To be done: Read the listing and extract each line that includes the word "with".

Collected material:

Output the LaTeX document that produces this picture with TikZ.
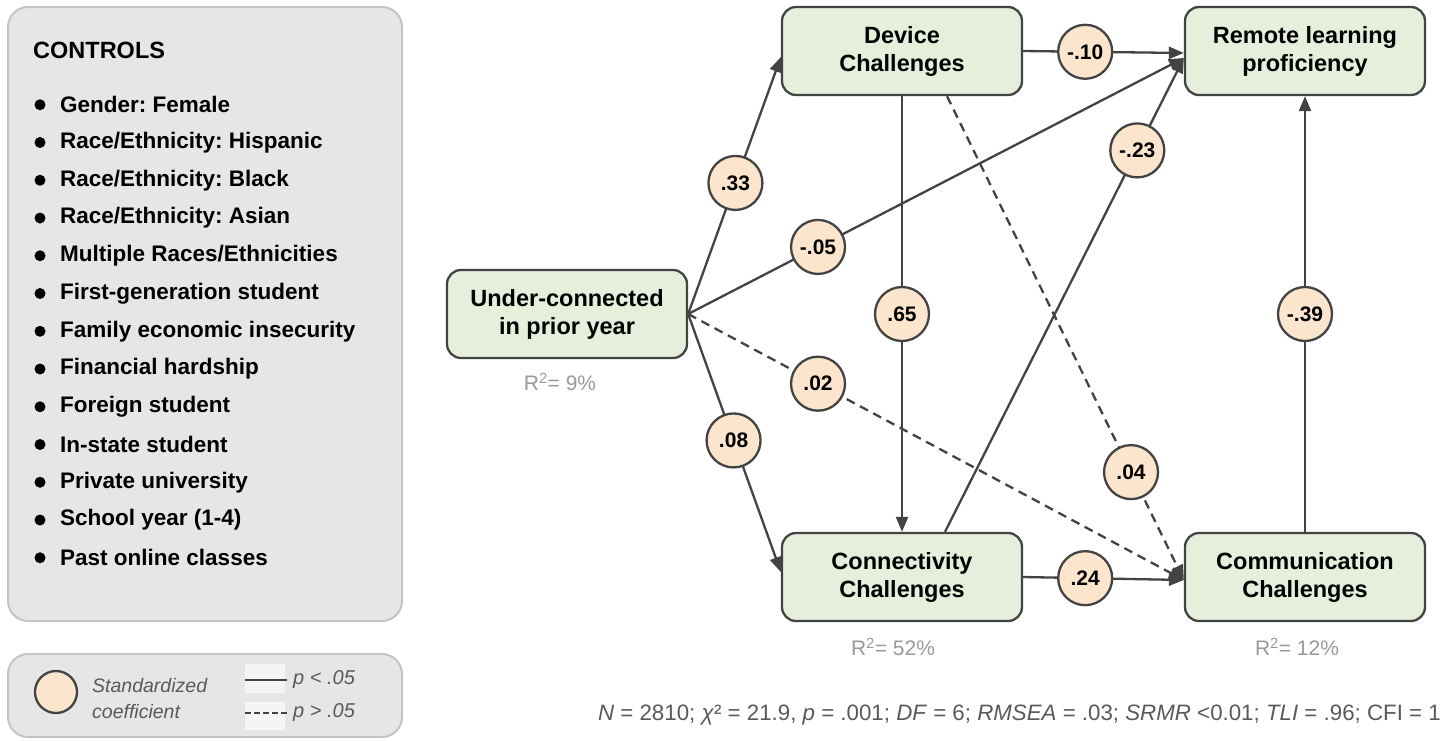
\documentclass[tikz,border=0pt]{standalone}
\usepackage{fontspec}
\setmainfont{Liberation Sans}
\usepackage{tikz}
\usetikzlibrary{arrows.meta}
\usepackage{xcolor}
\frenchspacing

\definecolor{boxgreen}{HTML}{E5EFDC}
\definecolor{coeffill}{HTML}{FCE5CD}
\definecolor{edgegray}{HTML}{434343}
\definecolor{panelgray}{HTML}{E6E6E6}
\definecolor{panelline}{HTML}{C4C4C4}
\definecolor{notegray}{HTML}{999999}
\definecolor{fitgray}{HTML}{595959}

\begin{document}
\begin{tikzpicture}[x=1pt, y=-1pt,
    varbox/.style={draw=edgegray, fill=boxgreen, line width=2.3pt, rounded corners=14pt,
        minimum width=240pt, minimum height=88pt, align=center, inner sep=0pt,
        font=\fontsize{23.5}{28}\selectfont\bfseries},
    coef/.style={circle, solid, draw=edgegray, fill=coeffill, line width=2.3pt, minimum size=54pt,
        inner sep=0pt, font=\fontsize{21}{21}\selectfont\bfseries},
    path/.style={draw=edgegray, line width=2.3pt, -{Triangle[length=15pt,width=12pt]}},
    ns/.style={path, dash pattern=on 9pt off 6pt},
    rsq/.style={text=notegray, font=\fontsize{21}{21}\selectfont},
    panel/.style={draw=panelline, fill=panelgray, line width=2pt, rounded corners=20pt}
]
        \useasboundingbox (0,0) rectangle (1448,740);

        % Panels on the left
        \draw[panel] (8,7) rectangle (402,621);
        \draw[panel] (8,654) rectangle (402,737);

        % Controls list
        \node[anchor=west, inner sep=0pt, font=\fontsize{23.5}{23.5}\selectfont\bfseries] (ctltitle) at (33,50) {CONTROLS};
        \foreach \txt [count=\i] in {
            Gender: Female,
            Race/Ethnicity: Hispanic,
            Race/Ethnicity: Black,
            Race/Ethnicity: Asian,
            Multiple Races/Ethnicities,
            First-generation student,
            Family economic insecurity,
            Financial hardship,
            Foreign student,
            In-state student,
            Private university,
            School year (1-4),
            Past online classes
        } {
            \fill (40,{67+37.75*\i}) circle (5.5);
            \node[anchor=west, inner sep=0pt, font=\fontsize{22.5}{22.5}\selectfont\bfseries] (ctl\i) at (60,{67+37.75*\i}) {\txt};
        }

        % Legend
        \node[coef, minimum size=42pt] (legcoef) at (56,692) {};
        \node[anchor=west, inner sep=0pt, align=left, text=fitgray, font=\fontsize{19.5}{26}\selectfont\itshape] (legtxt) at (92,699) {Standardized\\coefficient};
        \fill[white!60!panelgray] (245,664) rectangle (285,693);
        \fill[white!60!panelgray] (245,702) rectangle (285,730);
        \coordinate (solidA) at (245,680);
        \coordinate (solidB) at (287,680);
        \coordinate (dashA) at (245,713);
        \coordinate (dashB) at (287,713);
        \draw[edgegray, line width=2.3pt] (solidA) -- (solidB);
        \draw[edgegray, line width=2.3pt, dash pattern=on 6pt off 3pt] (dashA) -- (dashB);
        \node[anchor=west, inner sep=0pt, text=fitgray, font=\fontsize{20}{20}\selectfont\itshape] (legsig) at (293,680) {p < .05};
        \node[anchor=west, inner sep=0pt, text=fitgray, font=\fontsize{20}{20}\selectfont\itshape] (legns) at (293,713) {p > .05};

        % Variables
        \node[varbox] (UC) at (567,314) {Under-connected\\in prior year};
        \node[varbox] (Device) at (902,51) {Device\\Challenges};
        \node[varbox] (RLP) at (1305,51) {Remote learning\\proficiency};
        \node[varbox] (Conn) at (902,577) {Connectivity\\Challenges};
        \node[varbox] (Comm) at (1305,577) {Communication\\Challenges};

        % R-squared notes
        \node[rsq] (rUC) at (560,382) {R\textsuperscript{2}= 9\%};
        \node[rsq] (rConn) at (893,647) {R\textsuperscript{2}= 52\%};
        \node[rsq] (rComm) at (1297,647) {R\textsuperscript{2}= 12\%};

        % Arrival points
        \coordinate (rlpIn) at ([yshift=-7pt]RLP.west);
        \coordinate (commIn) at ([yshift=-3pt]Comm.west);

        % Paths with standardized coefficients
        \draw[path] (UC.east) -- node[coef, pos=0.51] {.33} ([yshift=-6pt]Device.west);
        \draw[path] (UC.east) -- node[coef, pos=0.49] {.08} ([yshift=5pt]Conn.west);
        \draw[path] (UC.east) -- node[coef, pos=0.262] {-.05} (rlpIn);
        \draw[ns] (UC.east) -- node[coef, pos=0.262] {.02} (commIn);
        \draw[path] (Device.east) -- node[coef, pos=0.386] {-.10} ([yshift=-2pt]RLP.west);
        \draw[path] (Device.south) -- node[coef, pos=0.5] {.65} (Conn.north);
        \draw[ns] ([xshift=45pt]Device.south) -- node[coef, pos=0.777] {.04} (commIn);
        \draw[path] ([xshift=43pt]Conn.north) -- node[coef, pos=0.805] {-.23} (rlpIn);
        \draw[path] (Conn.east) -- node[coef, pos=0.386] {.24} (commIn);
        \draw[path] (Comm.north) -- node[coef, pos=0.5] {-.39} (RLP.south);

        % Fit statistics
        \node[anchor=east, inner sep=0pt, text=fitgray, font=\fontsize{22.3}{22.3}\selectfont] (fit) at (1441,715)
            {\textit{N} = 2810; \textit{χ}² = 21.9, \textit{p} = .001; \textit{DF} = 6; \textit{RMSEA} = .03; \textit{SRMR} <0.01; \textit{TLI} = .96; CFI = 1};
    \end{tikzpicture}
\end{document}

Output of the exercise:
Output the LaTeX document that produces this picture with TikZ.
        % Paths with standardized coefficients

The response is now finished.